2 – Explain, if possible, what clusters you have found (for example, customers purchasing furniture, purchasing jewellery, etc.)

In [None]:
from wordcloud import WordCloud, STOPWORDS

df_word1 = df[predict == 0]['Description']
df_word2 = df[predict == 1]['Description']
df_word3 = df[predict == 2]['Description']

patchwork1 = " ".join(word for word in df_word1)
patchwork2 = " ".join(word for word in df_word2)
patchwork3 = " ".join(word for word in df_word3)

# Generate a word cloud image
wordcloud1 = WordCloud(background_color="white").generate(patchwork1)
wordcloud2 = WordCloud(background_color="white").generate(patchwork2)
wordcloud3 = WordCloud(background_color="white").generate(patchwork3)

In [None]:
#plot each cluster
plt.figure(figsize=(36, 12))
plt.subplots_adjust(top=1.2)

plt.subplot(131)
plt.imshow(wordcloud1, interpolation='bilinear')
plt.axis("off")
plt.title('Cluster 1 : Home furnitures', fontsize=30)
plt.subplot(132)
plt.imshow(wordcloud2, interpolation='bilinear')
plt.axis("off")
plt.title('Cluster 2 : Travel Bags and others', fontsize=30)
plt.subplot(133)
plt.imshow(wordcloud3, interpolation='bilinear')
plt.axis("off")
plt.title('Cluster 3 : Birthday events ', fontsize=30)
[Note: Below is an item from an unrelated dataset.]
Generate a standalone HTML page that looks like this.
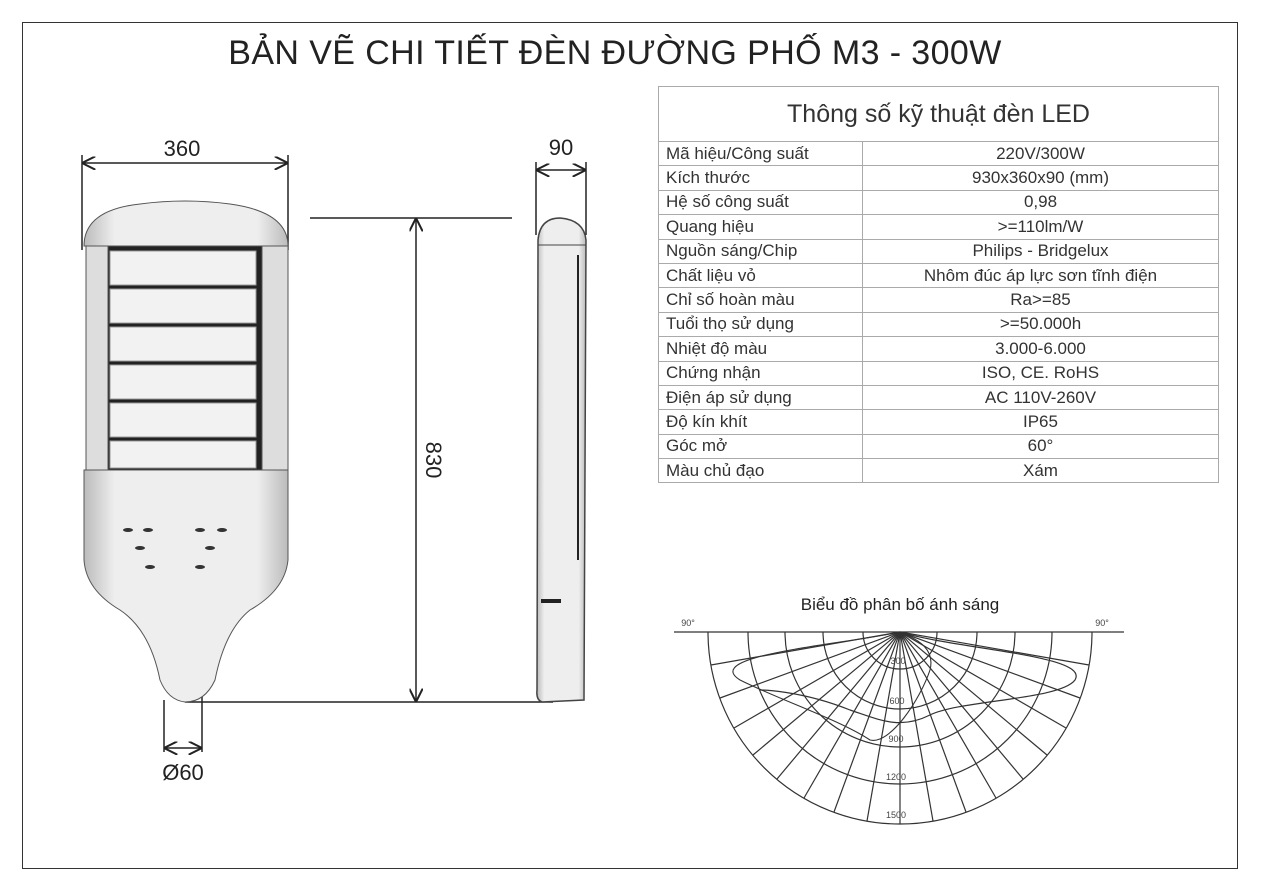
<!DOCTYPE html>
<html><head><meta charset="utf-8"><style>
html,body{margin:0;padding:0;background:#fff;}
body{width:1262px;height:892px;position:relative;overflow:hidden;font-family:"Liberation Sans","DejaVu Sans",sans-serif;color:#222;}
.frame{position:absolute;left:22px;top:22px;width:1216px;height:847px;border:1.5px solid #333;box-sizing:border-box;}
.title{position:absolute;left:0;width:1230px;top:34px;text-align:center;font-size:34px;letter-spacing:0.4px;color:#222;}
table{position:absolute;left:658px;top:86px;width:561px;border-collapse:collapse;font-size:17px;color:#333;}
td{border:1px solid #aaa;height:23.4px;padding:0 0 0 7px;line-height:22px;}
td.v{text-align:center;padding:0;}
td.h{height:54px;text-align:center;font-size:25px;padding:0;}
</style></head><body>
<div class="frame"></div>
<div class="title">BẢN VẼ CHI TIẾT ĐÈN ĐƯỜNG PHỐ M3 - 300W</div>
<table>
<tr><td class="h" colspan="2">Thông số kỹ thuật đèn LED</td></tr>
<tr><td style="width:196px">Mã hiệu/Công suất</td><td class="v">220V/300W</td></tr>
<tr><td>Kích thước</td><td class="v">930x360x90 (mm)</td></tr>
<tr><td>Hệ số công suất</td><td class="v">0,98</td></tr>
<tr><td>Quang hiệu</td><td class="v">&gt;=110lm/W</td></tr>
<tr><td>Nguồn sáng/Chip</td><td class="v">Philips - Bridgelux</td></tr>
<tr><td>Chất liệu vỏ</td><td class="v">Nhôm đúc áp lực sơn tĩnh điện</td></tr>
<tr><td>Chỉ số hoàn màu</td><td class="v">Ra&gt;=85</td></tr>
<tr><td>Tuổi thọ sử dụng</td><td class="v">&gt;=50.000h</td></tr>
<tr><td>Nhiệt độ màu</td><td class="v">3.000-6.000</td></tr>
<tr><td>Chứng nhận</td><td class="v">ISO, CE. RoHS</td></tr>
<tr><td>Điện áp sử dụng</td><td class="v">AC 110V-260V</td></tr>
<tr><td>Độ kín khít</td><td class="v">IP65</td></tr>
<tr><td>Góc mở</td><td class="v">60°</td></tr>
<tr><td>Màu chủ đạo</td><td class="v">Xám</td></tr>
</table>
<svg width="1262" height="892" style="position:absolute;left:0;top:0" xmlns="http://www.w3.org/2000/svg">
<defs>
<linearGradient id="g" x1="0" x2="1"><stop offset="0" stop-color="#bbb"/><stop offset="0.15" stop-color="#eee"/><stop offset="0.85" stop-color="#eee"/><stop offset="1" stop-color="#bbb"/></linearGradient>
<marker id="a" viewBox="0 0 10 10" refX="10" refY="5" markerWidth="9" markerHeight="9" orient="auto-start-reverse"><path d="M0,0 L10,5 L0,10" fill="none" stroke="#222" stroke-width="1.5"/></marker>
</defs>
<g stroke="#222" stroke-width="1.5" fill="none">
<line x1="82" y1="163" x2="288" y2="163" marker-start="url(#a)" marker-end="url(#a)"/>
<line x1="82" y1="155" x2="82" y2="250"/><line x1="288" y1="155" x2="288" y2="250"/>
<line x1="536" y1="170" x2="586" y2="170" marker-start="url(#a)" marker-end="url(#a)"/>
<line x1="536" y1="162" x2="536" y2="235"/><line x1="586" y1="162" x2="586" y2="235"/>
<line x1="310" y1="218" x2="512" y2="218"/>
<line x1="416" y1="218" x2="416" y2="702" marker-start="url(#a)" marker-end="url(#a)"/>
<line x1="185" y1="702" x2="553" y2="702"/>
<line x1="164" y1="700" x2="164" y2="752"/><line x1="202" y1="690" x2="202" y2="752"/>
<line x1="164" y1="748" x2="202" y2="748" marker-start="url(#a)" marker-end="url(#a)"/>
</g>
<g font-size="22" fill="#222" text-anchor="middle">
<text x="182" y="156">360</text>
<text x="561" y="155">90</text>
<text x="183" y="780">Ø60</text>
<text x="0" y="0" transform="translate(426,460) rotate(90)">830</text>
</g>
<g stroke="#555" stroke-width="1">
<path d="M84,246 Q84,210 140,204 Q185,198 230,204 Q288,212 288,246 Z" fill="url(#g)"/>
<path d="M84,470 L288,470 L288,560 Q285,590 250,610 Q225,630 215,680 Q205,702 185,702 Q168,700 160,680 Q150,630 120,610 Q86,590 84,560 Z" fill="url(#g)"/>
<rect x="86" y="246" width="22" height="224" fill="#ddd"/>
<rect x="262" y="246" width="26" height="224" fill="#ddd"/>
<rect x="108" y="246" width="154" height="224" fill="#222"/>
</g>
<g fill="#f2f2f2" stroke="#999">
<rect x="110" y="251" width="146" height="34"/><rect x="110" y="289" width="146" height="34"/>
<rect x="110" y="327" width="146" height="34"/><rect x="110" y="365" width="146" height="34"/>
<rect x="110" y="403" width="146" height="34"/><rect x="110" y="441" width="146" height="27"/>
</g>
<g fill="#333">
<ellipse cx="128" cy="530" rx="5" ry="2"/><ellipse cx="148" cy="530" rx="5" ry="2"/><ellipse cx="200" cy="530" rx="5" ry="2"/><ellipse cx="222" cy="530" rx="5" ry="2"/>
<ellipse cx="140" cy="548" rx="5" ry="2"/><ellipse cx="210" cy="548" rx="5" ry="2"/>
<ellipse cx="150" cy="567" rx="5" ry="2"/><ellipse cx="200" cy="567" rx="5" ry="2"/>
</g>
<path d="M538,240 Q540,218 560,218 Q584,220 586,240 L584,700 L542,702 Q536,700 537,690 Z" fill="url(#g)" stroke="#444" stroke-width="1.5"/>
<line x1="538" y1="245" x2="586" y2="245" stroke="#444"/>
<line x1="578" y1="255" x2="578" y2="560" stroke="#222" stroke-width="2"/>
<rect x="541" y="599" width="20" height="4" fill="#222"/>
<text x="900" y="610" font-size="17" text-anchor="middle" fill="#222">Biểu đồ phân bố ánh sáng</text>
<text x="688" y="626" font-size="9" text-anchor="middle" fill="#444">90°</text>
<text x="1102" y="626" font-size="9" text-anchor="middle" fill="#444">90°</text>
<g stroke="#333" stroke-width="1.2" fill="none">
<line x1="674" y1="632" x2="1124" y2="632"/>
<path d="M863,632 A37,37 0 0 0 937,632"/>
<path d="M823,632 A77,77 0 0 0 977,632"/>
<path d="M785,632 A115,115 0 0 0 1015,632"/>
<path d="M748,632 A152,152 0 0 0 1052,632"/>
<path d="M708,632 A192,192 0 0 0 1092,632"/>
<line x1="900" y1="632" x2="900" y2="824"/>
<line x1="900" y1="632" x2="933" y2="821"/><line x1="900" y1="632" x2="867" y2="821"/>
<line x1="900" y1="632" x2="966" y2="812"/><line x1="900" y1="632" x2="834" y2="812"/>
<line x1="900" y1="632" x2="996" y2="798"/><line x1="900" y1="632" x2="804" y2="798"/>
<line x1="900" y1="632" x2="1023" y2="779"/><line x1="900" y1="632" x2="777" y2="779"/>
<line x1="900" y1="632" x2="1047" y2="755"/><line x1="900" y1="632" x2="753" y2="755"/>
<line x1="900" y1="632" x2="1066" y2="728"/><line x1="900" y1="632" x2="734" y2="728"/>
<line x1="900" y1="632" x2="1080" y2="698"/><line x1="900" y1="632" x2="720" y2="698"/>
<line x1="900" y1="632" x2="1089" y2="665"/><line x1="900" y1="632" x2="711" y2="665"/>
<path d="M900,632 C840,645 700,655 740,680 C780,700 840,720 870,740 C890,745 920,700 930,670 C935,650 920,640 900,632" stroke-width="1.1"/>
<path d="M900,632 C960,650 1090,655 1075,680 C1060,700 960,700 930,715 C900,730 880,720 850,710 C800,690 760,690 760,690"/>
</g>
<g font-size="9" fill="#444" text-anchor="middle">
<text x="898" y="664">300</text><text x="897" y="704">600</text><text x="896" y="742">900</text><text x="896" y="780">1200</text><text x="896" y="818">1500</text>
</g>
</svg>
</body></html>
plt.suptitle('Wordcloud by Cluster', fontsize=70)
plt.show()

3- How you can use the clusters from the given dataset to make actionable business insights and what will these insights be?

The above mentioned Clusters are a good hint on what kind of products custommers are fond of. It might be used to recommend other product of the same genre to people of the same cluster.